The problems arise as soon as you do ask MySQL to perform conversions for you. Maybe you’re not expecting it to have to, but MySQL sees a mismatch somewhere and attempts to convert. In Erik’s situation, he asked MySQL for his data encoded as UTF-8. MySQL saw that the requested character set (UTF-8) didn’t match the field character set (Latin-1) and so set about transcoding all of his data from Latin-1 to UTF-8, producing what’s known in the business as “complete and utter junk”. What MySQL didn’t know, because nobody had told it, was that the data in those tables was really UTF-8 in the first place and no conversion was required. When Erik demanded mysqldump output Latin-1 instead, MySQL didn’t bother to perform any conversion because the character sets matched (even though both were incorrect) and so it spat out the original UTF-8 bytes, albeit while claiming it to be Latin-1.
It would be easy to pin the blame on MySQL for this: after all, if its defaults were to store UTF-8 by default, Erik wouldn’t have had a problem. I’m not sure I agree, though. First of all, people should read the documentation. Second, in the western world, Latin-1 is still the most widely used encoding, and used as a (sane, in a manner of speaking) default where encoding is left unspecified. If Erik wasn’t trying to do the right thing—in this day and age, amazingly still a rarity—everything would have talked Latin-1 uniformly, and he wouldn’t have had a problem until he tried to store “優雅” in his database.
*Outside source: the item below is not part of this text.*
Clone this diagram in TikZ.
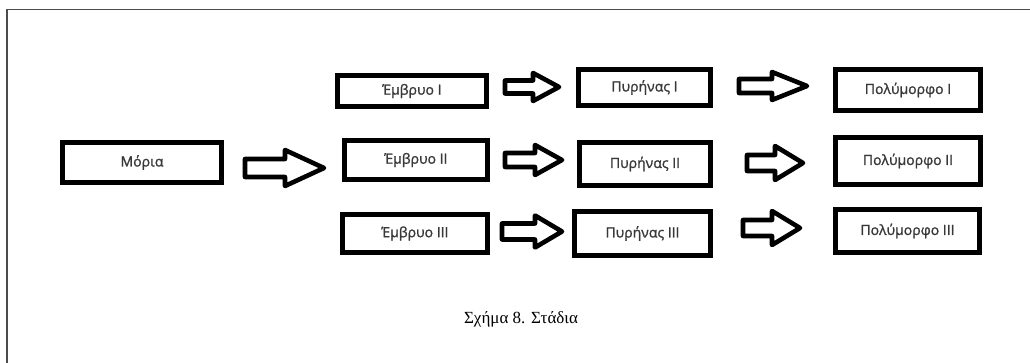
\documentclass[tikz,border=0pt]{standalone}
\usepackage{fontspec}
\setmainfont{Liberation Serif}
\newfontfamily\labelfont[FakeBold=1.3]{Open Sans}
\begin{document}
\begin{tikzpicture}[x=1pt,y=-1pt,
  stagebox/.style={draw=black,line width=5pt,inner sep=0pt,
    font=\labelfont\fontsize{14}{16}\selectfont,text=black!78},
  blockarrow/.style={draw=black,line width=4.6pt,line join=round,fill=white},
  frameline/.style={draw=black!70,line width=1.6pt}]
\useasboundingbox (0,0) rectangle (1030,363);
\fill[white] (0,0) rectangle (1030,363);
\draw[frameline] (7,363) -- (7,9.5) -- (1030,9.5);
\newcommand\barrow[6]{%
  \draw[blockarrow] (#1,#4-#5) -- (#2,#4-#5) -- (#2,#4-#6) -- (#3,#4)
    -- (#2,#4+#6) -- (#2,#4+#5) -- (#1,#4+#5) -- cycle;}
% boxes
\node[stagebox,minimum width=159,minimum height=40] (mor) at (142,162.5) {Μόρια\hspace{16pt}};
\node[stagebox,minimum width=149,minimum height=31] (e1) at (412,91) {Έμβρυο I\hspace{12pt}};
\node[stagebox,minimum width=143,minimum height=39] (e2) at (416,160) {Έμβρυο II\hspace{14pt}};
\node[stagebox,minimum width=145,minimum height=38] (e3) at (415,233.5) {Έμβρυο III};
\node[stagebox,minimum width=132,minimum height=36] (p1) at (644.5,87.5) {Πυρήνας I};
\node[stagebox,minimum width=131,minimum height=43] (p2) at (645,164) {Πυρήνας II};
\node[stagebox,minimum width=136,minimum height=44] (p3) at (642.5,233.5) {Πυρήνας III};
\node[stagebox,minimum width=145,minimum height=41] (q1) at (908,90) {Πολύμορφο I};
\node[stagebox,minimum width=145,minimum height=47] (q2) at (908,161) {Πολύμορφο II};
\node[stagebox,minimum width=144,minimum height=43] (q3) at (907.5,231) {Πολύμορφο III};
% block arrows
\barrow{245}{285}{324}{168}{9}{18}
\barrow{505}{533}{559}{87}{6.5}{14}
\barrow{739}{772}{807}{86}{7}{14}
\barrow{505}{535}{562}{160}{7}{15}
\barrow{747}{775}{803}{163}{8}{17}
\barrow{502}{535}{562}{231.5}{8}{16}
\barrow{743}{772}{800}{228}{8}{17}
% caption
\node[font=\fontsize{17}{20}\selectfont] (cap) at (521,319) {Σχήμα 8. Στάδια};
\end{tikzpicture}
\end{document}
So, the bottom line: if mysqldump produces junk, force it to output in the encoding MySQL thinks you’re using to store the data (rather than the encoding you really are using to store the data). After you’ve done that, and produced a properly-formatted data file, go forth and kick yourself for believing all of the “MySQL is easy” hype. It’s not. At least, it’s not if you want to do things properly, just like everything else.